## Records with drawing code

________

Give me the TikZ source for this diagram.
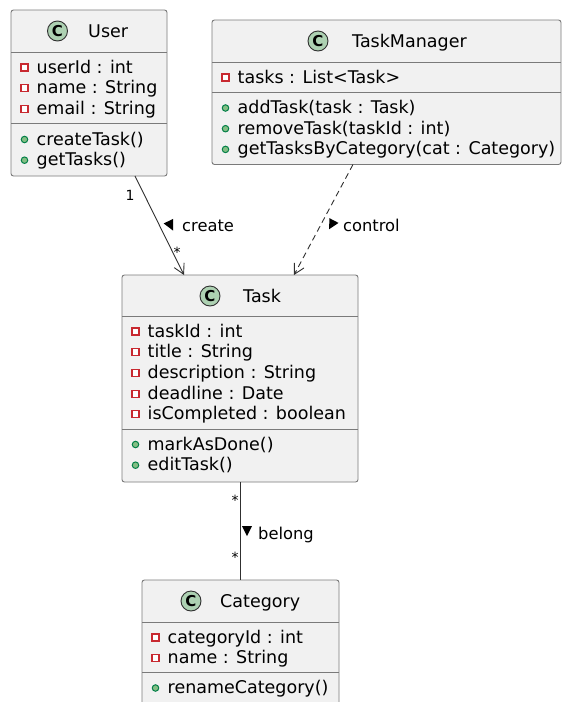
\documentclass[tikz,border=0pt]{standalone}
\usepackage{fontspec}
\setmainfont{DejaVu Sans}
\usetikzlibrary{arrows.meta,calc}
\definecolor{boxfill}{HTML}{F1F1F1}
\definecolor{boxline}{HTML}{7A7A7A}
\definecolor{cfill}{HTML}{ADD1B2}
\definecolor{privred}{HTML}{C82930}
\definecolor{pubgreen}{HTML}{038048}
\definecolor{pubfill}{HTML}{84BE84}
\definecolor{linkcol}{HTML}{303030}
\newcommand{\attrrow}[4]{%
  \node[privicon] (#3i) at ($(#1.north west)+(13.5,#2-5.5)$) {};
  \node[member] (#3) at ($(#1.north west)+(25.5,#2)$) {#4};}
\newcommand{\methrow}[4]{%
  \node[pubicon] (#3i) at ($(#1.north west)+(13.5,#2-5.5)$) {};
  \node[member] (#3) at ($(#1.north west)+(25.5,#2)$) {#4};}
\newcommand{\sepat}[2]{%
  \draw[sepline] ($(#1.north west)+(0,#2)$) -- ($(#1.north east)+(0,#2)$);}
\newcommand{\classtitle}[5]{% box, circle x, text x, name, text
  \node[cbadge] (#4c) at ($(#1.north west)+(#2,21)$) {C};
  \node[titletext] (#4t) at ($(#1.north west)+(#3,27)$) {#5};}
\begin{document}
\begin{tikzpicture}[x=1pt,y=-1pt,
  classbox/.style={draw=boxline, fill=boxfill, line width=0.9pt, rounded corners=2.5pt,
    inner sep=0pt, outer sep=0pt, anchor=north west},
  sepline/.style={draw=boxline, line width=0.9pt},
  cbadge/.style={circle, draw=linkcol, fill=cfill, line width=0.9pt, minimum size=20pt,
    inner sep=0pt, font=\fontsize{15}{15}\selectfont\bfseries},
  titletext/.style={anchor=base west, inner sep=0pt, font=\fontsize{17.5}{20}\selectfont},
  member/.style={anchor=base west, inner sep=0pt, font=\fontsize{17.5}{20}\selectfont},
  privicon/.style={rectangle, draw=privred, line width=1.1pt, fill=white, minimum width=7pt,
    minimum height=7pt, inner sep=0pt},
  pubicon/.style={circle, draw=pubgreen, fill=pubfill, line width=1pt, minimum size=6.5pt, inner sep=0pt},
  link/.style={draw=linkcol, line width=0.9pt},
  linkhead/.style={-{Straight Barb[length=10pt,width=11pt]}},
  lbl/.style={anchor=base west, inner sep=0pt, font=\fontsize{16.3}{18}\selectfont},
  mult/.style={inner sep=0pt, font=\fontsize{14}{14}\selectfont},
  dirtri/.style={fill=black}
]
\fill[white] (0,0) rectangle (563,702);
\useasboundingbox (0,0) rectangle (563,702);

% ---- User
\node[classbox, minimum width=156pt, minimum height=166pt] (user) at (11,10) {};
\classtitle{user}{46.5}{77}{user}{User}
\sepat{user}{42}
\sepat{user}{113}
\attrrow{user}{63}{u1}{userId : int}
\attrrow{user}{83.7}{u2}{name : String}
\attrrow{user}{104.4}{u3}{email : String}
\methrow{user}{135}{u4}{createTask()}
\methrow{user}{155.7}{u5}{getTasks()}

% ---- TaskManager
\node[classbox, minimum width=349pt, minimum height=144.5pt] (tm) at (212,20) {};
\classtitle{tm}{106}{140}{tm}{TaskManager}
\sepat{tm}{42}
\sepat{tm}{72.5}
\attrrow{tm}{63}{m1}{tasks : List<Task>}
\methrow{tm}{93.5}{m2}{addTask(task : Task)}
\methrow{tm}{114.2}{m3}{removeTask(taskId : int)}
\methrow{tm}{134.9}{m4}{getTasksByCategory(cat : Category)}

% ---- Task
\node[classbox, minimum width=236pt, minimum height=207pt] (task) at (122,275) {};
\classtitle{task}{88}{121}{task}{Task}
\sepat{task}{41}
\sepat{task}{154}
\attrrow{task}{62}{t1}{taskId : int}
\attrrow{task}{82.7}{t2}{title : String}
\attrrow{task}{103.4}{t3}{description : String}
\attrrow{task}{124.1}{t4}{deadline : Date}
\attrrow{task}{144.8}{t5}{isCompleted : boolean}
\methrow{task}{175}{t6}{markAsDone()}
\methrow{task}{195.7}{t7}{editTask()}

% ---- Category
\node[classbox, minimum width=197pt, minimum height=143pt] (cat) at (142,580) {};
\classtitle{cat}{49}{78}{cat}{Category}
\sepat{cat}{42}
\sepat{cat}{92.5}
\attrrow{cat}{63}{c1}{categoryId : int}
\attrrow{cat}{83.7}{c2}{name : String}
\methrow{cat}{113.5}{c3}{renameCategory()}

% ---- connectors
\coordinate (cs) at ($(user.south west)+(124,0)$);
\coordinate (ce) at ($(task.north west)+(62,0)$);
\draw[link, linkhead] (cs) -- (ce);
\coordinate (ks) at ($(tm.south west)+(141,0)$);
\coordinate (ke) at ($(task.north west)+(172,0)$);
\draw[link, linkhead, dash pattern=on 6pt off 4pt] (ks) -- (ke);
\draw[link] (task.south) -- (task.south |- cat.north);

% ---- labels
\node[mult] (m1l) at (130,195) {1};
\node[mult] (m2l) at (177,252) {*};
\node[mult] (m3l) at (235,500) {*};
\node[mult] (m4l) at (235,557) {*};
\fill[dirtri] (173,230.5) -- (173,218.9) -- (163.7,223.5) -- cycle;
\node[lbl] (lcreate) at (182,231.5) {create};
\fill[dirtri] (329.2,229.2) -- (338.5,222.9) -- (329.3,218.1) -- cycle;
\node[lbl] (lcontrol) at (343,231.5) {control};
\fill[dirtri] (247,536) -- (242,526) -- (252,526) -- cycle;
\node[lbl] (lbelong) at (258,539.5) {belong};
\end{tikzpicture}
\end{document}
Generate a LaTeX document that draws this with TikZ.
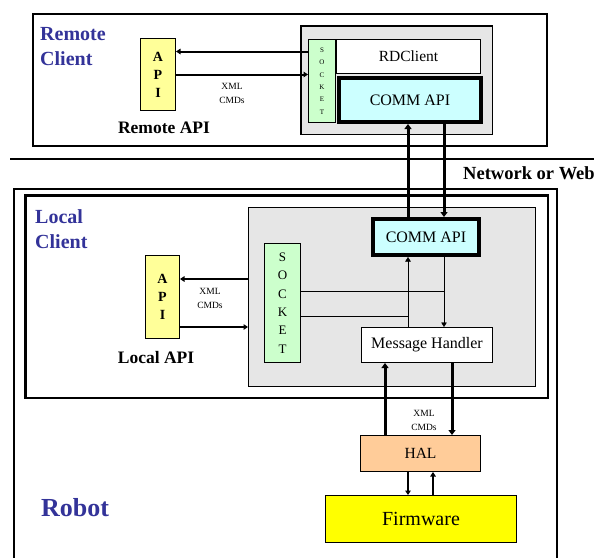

________

Repeat the material above in full and exactly, omitting the pictures.

## Reply
Give me the TikZ source for this diagram.
\documentclass[tikz,border=0pt]{standalone}
\usepackage{fontspec}
\setmainfont{DejaVu Sans}
\usetikzlibrary{arrows.meta,calc}
\definecolor{boxfill}{HTML}{F1F1F1}
\definecolor{boxline}{HTML}{7A7A7A}
\definecolor{cfill}{HTML}{ADD1B2}
\definecolor{privred}{HTML}{C82930}
\definecolor{pubgreen}{HTML}{038048}
\definecolor{pubfill}{HTML}{84BE84}
\definecolor{linkcol}{HTML}{303030}
\newcommand{\attrrow}[4]{%
  \node[privicon] (#3i) at ($(#1.north west)+(13.5,#2-5.5)$) {};
  \node[member] (#3) at ($(#1.north west)+(25.5,#2)$) {#4};}
\newcommand{\methrow}[4]{%
  \node[pubicon] (#3i) at ($(#1.north west)+(13.5,#2-5.5)$) {};
  \node[member] (#3) at ($(#1.north west)+(25.5,#2)$) {#4};}
\newcommand{\sepat}[2]{%
  \draw[sepline] ($(#1.north west)+(0,#2)$) -- ($(#1.north east)+(0,#2)$);}
\newcommand{\classtitle}[5]{% box, circle x, text x, name, text
  \node[cbadge] (#4c) at ($(#1.north west)+(#2,21)$) {C};
  \node[titletext] (#4t) at ($(#1.north west)+(#3,27)$) {#5};}
\begin{document}
\begin{tikzpicture}[x=1pt,y=-1pt,
  classbox/.style={draw=boxline, fill=boxfill, line width=0.9pt, rounded corners=2.5pt,
    inner sep=0pt, outer sep=0pt, anchor=north west},
  sepline/.style={draw=boxline, line width=0.9pt},
  cbadge/.style={circle, draw=linkcol, fill=cfill, line width=0.9pt, minimum size=20pt,
    inner sep=0pt, font=\fontsize{15}{15}\selectfont\bfseries},
  titletext/.style={anchor=base west, inner sep=0pt, font=\fontsize{17.5}{20}\selectfont},
  member/.style={anchor=base west, inner sep=0pt, font=\fontsize{17.5}{20}\selectfont},
  privicon/.style={rectangle, draw=privred, line width=1.1pt, fill=white, minimum width=7pt,
    minimum height=7pt, inner sep=0pt},
  pubicon/.style={circle, draw=pubgreen, fill=pubfill, line width=1pt, minimum size=6.5pt, inner sep=0pt},
  link/.style={draw=linkcol, line width=0.9pt},
  linkhead/.style={-{Straight Barb[length=10pt,width=11pt]}},
  lbl/.style={anchor=base west, inner sep=0pt, font=\fontsize{16.3}{18}\selectfont},
  mult/.style={inner sep=0pt, font=\fontsize{14}{14}\selectfont},
  dirtri/.style={fill=black}
]
\fill[white] (0,0) rectangle (563,702);
\useasboundingbox (0,0) rectangle (563,702);

% ---- User
\node[classbox, minimum width=156pt, minimum height=166pt] (user) at (11,10) {};
\classtitle{user}{46.5}{77}{user}{User}
\sepat{user}{42}
\sepat{user}{113}
\attrrow{user}{63}{u1}{userId : int}
\attrrow{user}{83.7}{u2}{name : String}
\attrrow{user}{104.4}{u3}{email : String}
\methrow{user}{135}{u4}{createTask()}
\methrow{user}{155.7}{u5}{getTasks()}

% ---- TaskManager
\node[classbox, minimum width=349pt, minimum height=144.5pt] (tm) at (212,20) {};
\classtitle{tm}{106}{140}{tm}{TaskManager}
\sepat{tm}{42}
\sepat{tm}{72.5}
\attrrow{tm}{63}{m1}{tasks : List<Task>}
\methrow{tm}{93.5}{m2}{addTask(task : Task)}
\methrow{tm}{114.2}{m3}{removeTask(taskId : int)}
\methrow{tm}{134.9}{m4}{getTasksByCategory(cat : Category)}

% ---- Task
\node[classbox, minimum width=236pt, minimum height=207pt] (task) at (122,275) {};
\classtitle{task}{88}{121}{task}{Task}
\sepat{task}{41}
\sepat{task}{154}
\attrrow{task}{62}{t1}{taskId : int}
\attrrow{task}{82.7}{t2}{title : String}
\attrrow{task}{103.4}{t3}{description : String}
\attrrow{task}{124.1}{t4}{deadline : Date}
\attrrow{task}{144.8}{t5}{isCompleted : boolean}
\methrow{task}{175}{t6}{markAsDone()}
\methrow{task}{195.7}{t7}{editTask()}

% ---- Category
\node[classbox, minimum width=197pt, minimum height=143pt] (cat) at (142,580) {};
\classtitle{cat}{49}{78}{cat}{Category}
\sepat{cat}{42}
\sepat{cat}{92.5}
\attrrow{cat}{63}{c1}{categoryId : int}
\attrrow{cat}{83.7}{c2}{name : String}
\methrow{cat}{113.5}{c3}{renameCategory()}

% ---- connectors
\coordinate (cs) at ($(user.south west)+(124,0)$);
\coordinate (ce) at ($(task.north west)+(62,0)$);
\draw[link, linkhead] (cs) -- (ce);
\coordinate (ks) at ($(tm.south west)+(141,0)$);
\coordinate (ke) at ($(task.north west)+(172,0)$);
\draw[link, linkhead, dash pattern=on 6pt off 4pt] (ks) -- (ke);
\draw[link] (task.south) -- (task.south |- cat.north);

% ---- labels
\node[mult] (m1l) at (130,195) {1};
\node[mult] (m2l) at (177,252) {*};
\node[mult] (m3l) at (235,500) {*};
\node[mult] (m4l) at (235,557) {*};
\fill[dirtri] (173,230.5) -- (173,218.9) -- (163.7,223.5) -- cycle;
\node[lbl] (lcreate) at (182,231.5) {create};
\fill[dirtri] (329.2,229.2) -- (338.5,222.9) -- (329.3,218.1) -- cycle;
\node[lbl] (lcontrol) at (343,231.5) {control};
\fill[dirtri] (247,536) -- (242,526) -- (252,526) -- cycle;
\node[lbl] (lbelong) at (258,539.5) {belong};
\end{tikzpicture}
\end{document}
Generate a LaTeX document that draws this with TikZ.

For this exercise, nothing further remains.